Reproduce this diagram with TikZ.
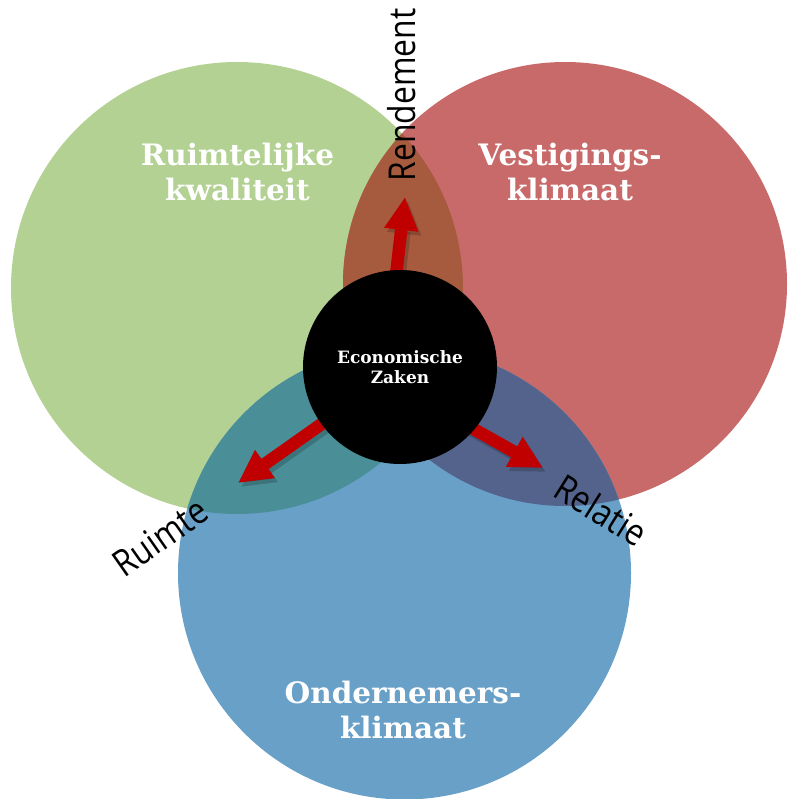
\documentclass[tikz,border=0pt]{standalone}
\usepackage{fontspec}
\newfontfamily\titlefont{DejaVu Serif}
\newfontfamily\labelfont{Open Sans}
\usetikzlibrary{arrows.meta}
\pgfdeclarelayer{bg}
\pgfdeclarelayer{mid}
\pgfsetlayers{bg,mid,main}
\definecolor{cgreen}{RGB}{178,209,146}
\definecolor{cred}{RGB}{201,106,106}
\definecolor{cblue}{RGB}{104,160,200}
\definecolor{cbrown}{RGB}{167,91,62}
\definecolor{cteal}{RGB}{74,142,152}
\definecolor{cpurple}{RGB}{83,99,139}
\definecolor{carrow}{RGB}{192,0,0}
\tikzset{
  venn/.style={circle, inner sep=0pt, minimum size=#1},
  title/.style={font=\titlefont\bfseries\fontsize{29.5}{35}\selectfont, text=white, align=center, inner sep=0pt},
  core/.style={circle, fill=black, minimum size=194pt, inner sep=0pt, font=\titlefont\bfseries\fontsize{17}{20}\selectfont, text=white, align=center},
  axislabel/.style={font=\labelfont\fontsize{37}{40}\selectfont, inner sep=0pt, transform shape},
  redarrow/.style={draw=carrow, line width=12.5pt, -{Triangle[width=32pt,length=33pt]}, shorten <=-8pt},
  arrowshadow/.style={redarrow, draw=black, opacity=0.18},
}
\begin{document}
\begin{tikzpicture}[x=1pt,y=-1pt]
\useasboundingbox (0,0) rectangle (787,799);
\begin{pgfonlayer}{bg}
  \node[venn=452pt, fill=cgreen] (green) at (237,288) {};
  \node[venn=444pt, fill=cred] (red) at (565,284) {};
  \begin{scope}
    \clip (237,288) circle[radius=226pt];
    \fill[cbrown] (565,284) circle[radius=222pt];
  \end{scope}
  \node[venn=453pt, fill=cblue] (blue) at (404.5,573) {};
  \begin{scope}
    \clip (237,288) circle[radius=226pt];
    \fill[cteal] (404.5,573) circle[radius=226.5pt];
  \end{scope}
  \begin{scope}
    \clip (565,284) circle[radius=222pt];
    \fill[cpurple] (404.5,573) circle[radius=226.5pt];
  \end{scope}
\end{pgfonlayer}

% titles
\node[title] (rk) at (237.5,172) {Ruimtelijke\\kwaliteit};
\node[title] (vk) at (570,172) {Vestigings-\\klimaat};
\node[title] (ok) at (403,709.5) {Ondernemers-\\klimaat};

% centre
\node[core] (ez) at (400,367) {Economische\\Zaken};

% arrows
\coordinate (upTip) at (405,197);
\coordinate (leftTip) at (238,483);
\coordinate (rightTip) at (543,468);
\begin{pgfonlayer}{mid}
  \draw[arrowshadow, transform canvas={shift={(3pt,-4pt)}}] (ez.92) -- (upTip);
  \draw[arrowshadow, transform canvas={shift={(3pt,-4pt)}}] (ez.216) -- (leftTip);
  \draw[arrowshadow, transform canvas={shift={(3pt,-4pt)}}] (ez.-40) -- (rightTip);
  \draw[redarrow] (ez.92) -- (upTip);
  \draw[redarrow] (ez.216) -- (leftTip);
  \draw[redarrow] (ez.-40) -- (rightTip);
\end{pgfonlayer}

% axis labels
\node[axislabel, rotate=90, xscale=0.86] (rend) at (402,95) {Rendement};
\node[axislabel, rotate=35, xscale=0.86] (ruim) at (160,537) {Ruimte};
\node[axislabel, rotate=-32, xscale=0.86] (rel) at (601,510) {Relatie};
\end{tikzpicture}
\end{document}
= = = = = = =
Directions: Restate the whole listing above exactly, except for its images.

Exercise response:
Reproduce this diagram with TikZ.
\documentclass[tikz,border=0pt]{standalone}
\usepackage{fontspec}
\newfontfamily\titlefont{DejaVu Serif}
\newfontfamily\labelfont{Open Sans}
\usetikzlibrary{arrows.meta}
\pgfdeclarelayer{bg}
\pgfdeclarelayer{mid}
\pgfsetlayers{bg,mid,main}
\definecolor{cgreen}{RGB}{178,209,146}
\definecolor{cred}{RGB}{201,106,106}
\definecolor{cblue}{RGB}{104,160,200}
\definecolor{cbrown}{RGB}{167,91,62}
\definecolor{cteal}{RGB}{74,142,152}
\definecolor{cpurple}{RGB}{83,99,139}
\definecolor{carrow}{RGB}{192,0,0}
\tikzset{
  venn/.style={circle, inner sep=0pt, minimum size=#1},
  title/.style={font=\titlefont\bfseries\fontsize{29.5}{35}\selectfont, text=white, align=center, inner sep=0pt},
  core/.style={circle, fill=black, minimum size=194pt, inner sep=0pt, font=\titlefont\bfseries\fontsize{17}{20}\selectfont, text=white, align=center},
  axislabel/.style={font=\labelfont\fontsize{37}{40}\selectfont, inner sep=0pt, transform shape},
  redarrow/.style={draw=carrow, line width=12.5pt, -{Triangle[width=32pt,length=33pt]}, shorten <=-8pt},
  arrowshadow/.style={redarrow, draw=black, opacity=0.18},
}
\begin{document}
\begin{tikzpicture}[x=1pt,y=-1pt]
\useasboundingbox (0,0) rectangle (787,799);
\begin{pgfonlayer}{bg}
  \node[venn=452pt, fill=cgreen] (green) at (237,288) {};
  \node[venn=444pt, fill=cred] (red) at (565,284) {};
  \begin{scope}
    \clip (237,288) circle[radius=226pt];
    \fill[cbrown] (565,284) circle[radius=222pt];
  \end{scope}
  \node[venn=453pt, fill=cblue] (blue) at (404.5,573) {};
  \begin{scope}
    \clip (237,288) circle[radius=226pt];
    \fill[cteal] (404.5,573) circle[radius=226.5pt];
  \end{scope}
  \begin{scope}
    \clip (565,284) circle[radius=222pt];
    \fill[cpurple] (404.5,573) circle[radius=226.5pt];
  \end{scope}
\end{pgfonlayer}

% titles
\node[title] (rk) at (237.5,172) {Ruimtelijke\\kwaliteit};
\node[title] (vk) at (570,172) {Vestigings-\\klimaat};
\node[title] (ok) at (403,709.5) {Ondernemers-\\klimaat};

% centre
\node[core] (ez) at (400,367) {Economische\\Zaken};

% arrows
\coordinate (upTip) at (405,197);
\coordinate (leftTip) at (238,483);
\coordinate (rightTip) at (543,468);
\begin{pgfonlayer}{mid}
  \draw[arrowshadow, transform canvas={shift={(3pt,-4pt)}}] (ez.92) -- (upTip);
  \draw[arrowshadow, transform canvas={shift={(3pt,-4pt)}}] (ez.216) -- (leftTip);
  \draw[arrowshadow, transform canvas={shift={(3pt,-4pt)}}] (ez.-40) -- (rightTip);
  \draw[redarrow] (ez.92) -- (upTip);
  \draw[redarrow] (ez.216) -- (leftTip);
  \draw[redarrow] (ez.-40) -- (rightTip);
\end{pgfonlayer}

% axis labels
\node[axislabel, rotate=90, xscale=0.86] (rend) at (402,95) {Rendement};
\node[axislabel, rotate=35, xscale=0.86] (ruim) at (160,537) {Ruimte};
\node[axislabel, rotate=-32, xscale=0.86] (rel) at (601,510) {Relatie};
\end{tikzpicture}
\end{document}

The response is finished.